A Weblog Dedicated to the Discussion of the Christian Faith and 21st Century Life
I do not seek to understand that I may believe, but I believe in order to understand. For this also I believe, –that unless I believed, I should not understand.-- St. Anselm of Canterbury (1033-1109)

Monday, January 26, 2015

A Case of Mistaken Identity: Reflections on the Parable of the Prodigal Son (Part 5 of 10)

2.2 The Father: The Kind of Love that Swallows Pride (Luke 15:11-32)

"I hate to say I told you so, but I told you so." There can be a subtle joy in discovering that our unheeded warnings to people have indeed reaped the consequences we foresaw. In comes our now wounded individual, and even though we feel for her, there is a pride hidden beneath our concern. If she had just listened to us, she would not be in the mess she is in. We are pleased to know that our wisdom has prevailed, even in difficult circumstances.

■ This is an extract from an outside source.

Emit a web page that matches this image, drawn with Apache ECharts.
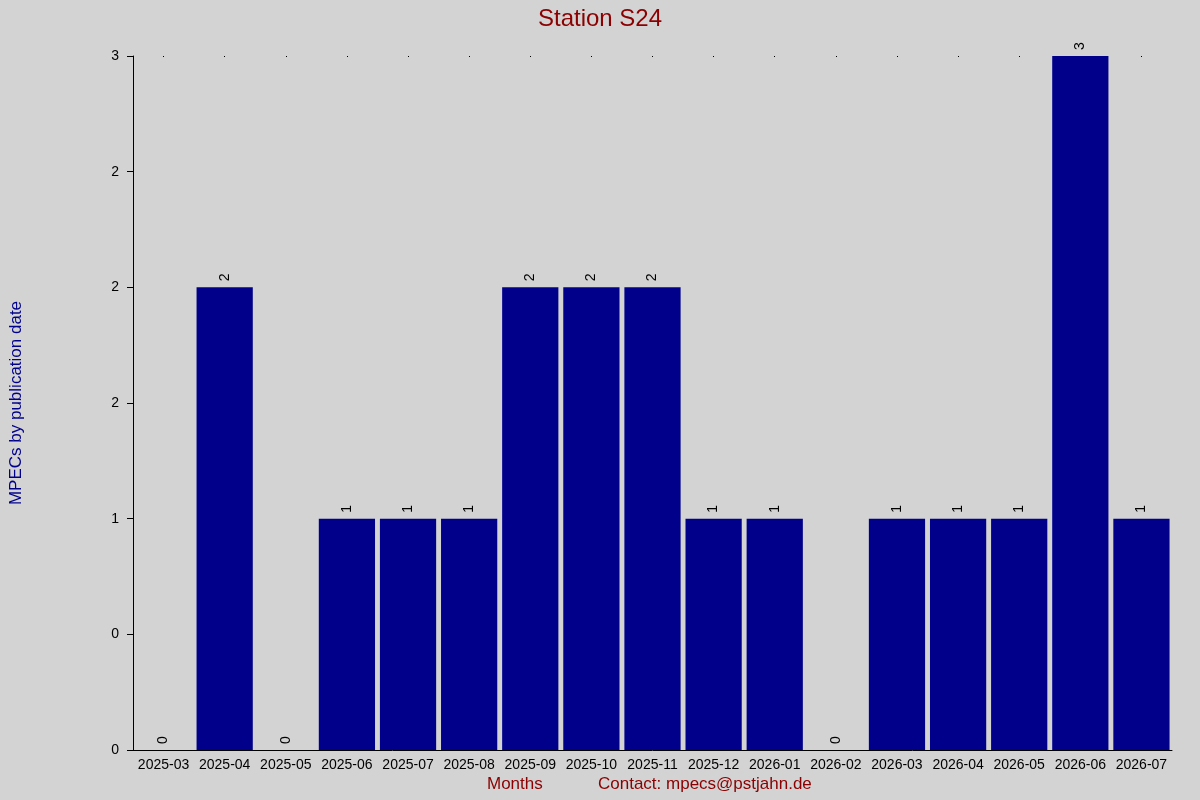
<!DOCTYPE html>
<html><head><meta charset="utf-8">
<script src="https://cdn.jsdelivr.net/npm/echarts@6/dist/echarts.min.js"></script>
<style>html,body{margin:0;background:#d3d3d3}#c{width:1200px;height:800px}</style>
</head><body><div id="c"></div>
<script>
const categories=["2025-03","2025-04","2025-05","2025-06","2025-07","2025-08","2025-09","2025-10","2025-11","2025-12","2026-01","2026-02","2026-03","2026-04","2026-05","2026-06","2026-07"];
const values=[0,2,0,1,1,1,2,2,2,1,1,0,1,1,1,3,1];
const yTickLabels={"0":"0","0.5":"0","1":"1","1.5":"2","2":"2","2.5":"2","3":"3"};
const chart=echarts.init(document.getElementById('c'));
chart.setOption({
 backgroundColor:'#d3d3d3',
 textStyle:{fontFamily:'Liberation Sans, Arial'},
 title:{text:'Station S24',left:'center',top:2,textStyle:{color:'#8b0000',fontSize:24,fontWeight:'normal',fontFamily:'Liberation Sans, Arial'}},
 grid:{left:125,right:28,top:56,bottom:50},
 graphic:[
  {type:'text',left:487,top:776,style:{text:'Months',fill:'#8b0000',fontSize:17,fontFamily:'Liberation Sans, Arial'}},
  {type:'text',left:598,top:776,style:{text:'Contact: mpecs@pstjahn.de',fill:'#8b0000',fontSize:17,fontFamily:'Liberation Sans, Arial'}}
 ],
 xAxis:[{type:'category',data:categories,axisLine:{lineStyle:{color:'#000'}},axisTick:{show:false},
   axisLabel:{color:'#000',fontSize:14,margin:8,interval:0}},
  {type:'category',data:categories,position:'top',axisLine:{show:false},axisTick:{show:true,alignWithLabel:true,inside:true,length:1,lineStyle:{color:'#000'}},axisLabel:{show:false}}],
 yAxis:{type:'value',min:0,max:3,interval:0.5,name:'MPECs by publication date',nameLocation:'middle',nameGap:108,
   nameTextStyle:{color:'#00008b',fontSize:17},
   axisLine:{show:true,lineStyle:{color:'#000'}},axisTick:{show:true,length:6,lineStyle:{color:'#000'}},splitLine:{show:false},
   axisLabel:{color:'#000',fontSize:14,margin:14,formatter:v=>yTickLabels[String(v)]}},
 series:[{type:'bar',data:values,barCategoryGap:'8%',itemStyle:{color:'#00008b'},
   label:{show:true,position:'top',rotate:90,align:'left',verticalAlign:'middle',distance:6,color:'#000',fontSize:14}}]
});
</script></body></html>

When the younger son finally came to his senses in the pig sty, he knew that the only thing he could do was to return home. He had publicly humiliated his father and disgraced the family name. There was to be no restoration as a son; he could and would apologize, but there would be no forgiveness. He would simply return home, fall at his father's feet and ask for a job as one of the hired hands; if he received that, it was more grace than he deserved.

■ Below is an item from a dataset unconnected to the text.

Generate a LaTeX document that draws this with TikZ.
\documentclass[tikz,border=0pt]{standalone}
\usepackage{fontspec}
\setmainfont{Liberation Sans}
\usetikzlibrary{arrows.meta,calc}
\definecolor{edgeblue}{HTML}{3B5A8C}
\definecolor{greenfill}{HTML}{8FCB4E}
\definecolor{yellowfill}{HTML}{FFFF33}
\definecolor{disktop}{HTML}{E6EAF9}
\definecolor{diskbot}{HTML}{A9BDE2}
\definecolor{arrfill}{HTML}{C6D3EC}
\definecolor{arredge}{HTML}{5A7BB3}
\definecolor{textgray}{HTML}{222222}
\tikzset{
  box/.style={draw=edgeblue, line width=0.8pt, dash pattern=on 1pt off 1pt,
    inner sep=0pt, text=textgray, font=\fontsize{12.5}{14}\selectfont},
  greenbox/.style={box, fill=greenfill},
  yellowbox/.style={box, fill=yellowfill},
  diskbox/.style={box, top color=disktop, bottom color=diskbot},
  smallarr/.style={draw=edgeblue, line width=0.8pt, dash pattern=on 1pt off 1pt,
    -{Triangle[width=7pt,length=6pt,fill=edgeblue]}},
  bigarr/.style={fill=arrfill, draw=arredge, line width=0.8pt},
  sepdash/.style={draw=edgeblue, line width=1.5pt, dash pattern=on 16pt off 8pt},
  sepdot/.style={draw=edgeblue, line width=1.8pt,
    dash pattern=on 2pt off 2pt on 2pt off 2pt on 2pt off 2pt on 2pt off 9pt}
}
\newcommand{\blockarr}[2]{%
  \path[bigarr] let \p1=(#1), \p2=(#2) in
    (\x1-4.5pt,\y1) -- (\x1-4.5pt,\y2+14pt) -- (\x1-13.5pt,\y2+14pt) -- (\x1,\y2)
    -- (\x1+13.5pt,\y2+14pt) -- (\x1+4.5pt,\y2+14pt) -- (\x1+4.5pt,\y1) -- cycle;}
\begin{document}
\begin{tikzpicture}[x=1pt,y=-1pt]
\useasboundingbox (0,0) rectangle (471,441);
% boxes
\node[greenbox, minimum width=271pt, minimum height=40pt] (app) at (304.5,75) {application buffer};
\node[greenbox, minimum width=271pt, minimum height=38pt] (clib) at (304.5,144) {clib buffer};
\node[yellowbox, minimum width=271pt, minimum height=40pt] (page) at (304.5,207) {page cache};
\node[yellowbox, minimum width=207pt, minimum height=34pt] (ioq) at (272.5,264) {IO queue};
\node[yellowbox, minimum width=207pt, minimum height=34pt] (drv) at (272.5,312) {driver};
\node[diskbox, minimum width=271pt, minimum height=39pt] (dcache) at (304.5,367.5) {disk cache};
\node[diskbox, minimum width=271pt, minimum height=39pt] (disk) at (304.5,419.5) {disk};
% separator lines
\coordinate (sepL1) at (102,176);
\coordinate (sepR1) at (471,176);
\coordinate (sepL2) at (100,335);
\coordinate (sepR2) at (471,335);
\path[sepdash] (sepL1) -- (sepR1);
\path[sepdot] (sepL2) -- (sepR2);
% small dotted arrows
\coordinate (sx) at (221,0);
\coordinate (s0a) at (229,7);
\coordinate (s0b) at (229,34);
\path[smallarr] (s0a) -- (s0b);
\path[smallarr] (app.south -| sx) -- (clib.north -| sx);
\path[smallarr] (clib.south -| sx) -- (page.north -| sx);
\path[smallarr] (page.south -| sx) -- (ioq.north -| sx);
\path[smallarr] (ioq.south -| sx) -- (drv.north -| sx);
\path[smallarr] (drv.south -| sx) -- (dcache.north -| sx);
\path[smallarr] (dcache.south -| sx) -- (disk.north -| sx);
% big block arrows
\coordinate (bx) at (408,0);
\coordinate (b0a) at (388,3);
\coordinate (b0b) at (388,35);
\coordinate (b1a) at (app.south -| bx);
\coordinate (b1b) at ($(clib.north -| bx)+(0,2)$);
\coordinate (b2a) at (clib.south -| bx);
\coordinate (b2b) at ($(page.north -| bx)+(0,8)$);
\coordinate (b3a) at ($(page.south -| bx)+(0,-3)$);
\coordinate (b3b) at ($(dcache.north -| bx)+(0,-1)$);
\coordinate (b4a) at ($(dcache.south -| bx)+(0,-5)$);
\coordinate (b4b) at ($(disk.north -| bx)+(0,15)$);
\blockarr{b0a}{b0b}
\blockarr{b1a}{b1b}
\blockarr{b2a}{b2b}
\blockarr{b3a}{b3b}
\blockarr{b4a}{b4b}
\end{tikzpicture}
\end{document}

As he approached the land of his youth, his father saw him from a distance. His son was returning home. If there was ever an "I told you so" moment, this was definitely it. As a hard-working, God-fearing man, no doubt the father was proud. He was not concerned what people thought of him, but as with people who try to live righteously, he cared that people respected them. In spite of that pride, the father, in his love for his son, thinks nothing of that. When he sees his son still far off down the road, he does something that no elderly man with any self-respect would do in that time and place. He picks up his outer garment from around his feet, and he runs to meet his son. If anyone should be running to beg for mercy, it should be the young man; but the father throws caution to the wind and his pride in order to embrace his wayward son who has now returned home.

This is the kind of love that swallows pride. It is not easy for most of us to do such a thing. When we have been offended, when we have been slapped in the face, both literally and figuratively, and when someone has wronged us in an extreme way, the last thing we think about doing when they approach us in order "to eat crow," is to embrace him or her in joy; and even if we offer our welcome, the temptation to say, "I told you so," is great.

God has every right to say to each and every one of us, "I told you so." Yet, when we return to God in repentance, ready to throw ourselves at his mercy, hoping to receive at least some undeserved grace, we discover that he is there to wrap his arms around us, forgive us, and bring us to his home, once again, as daughters and sons; and never once will he remind us of our past failings-- never once will he say, "I told you so."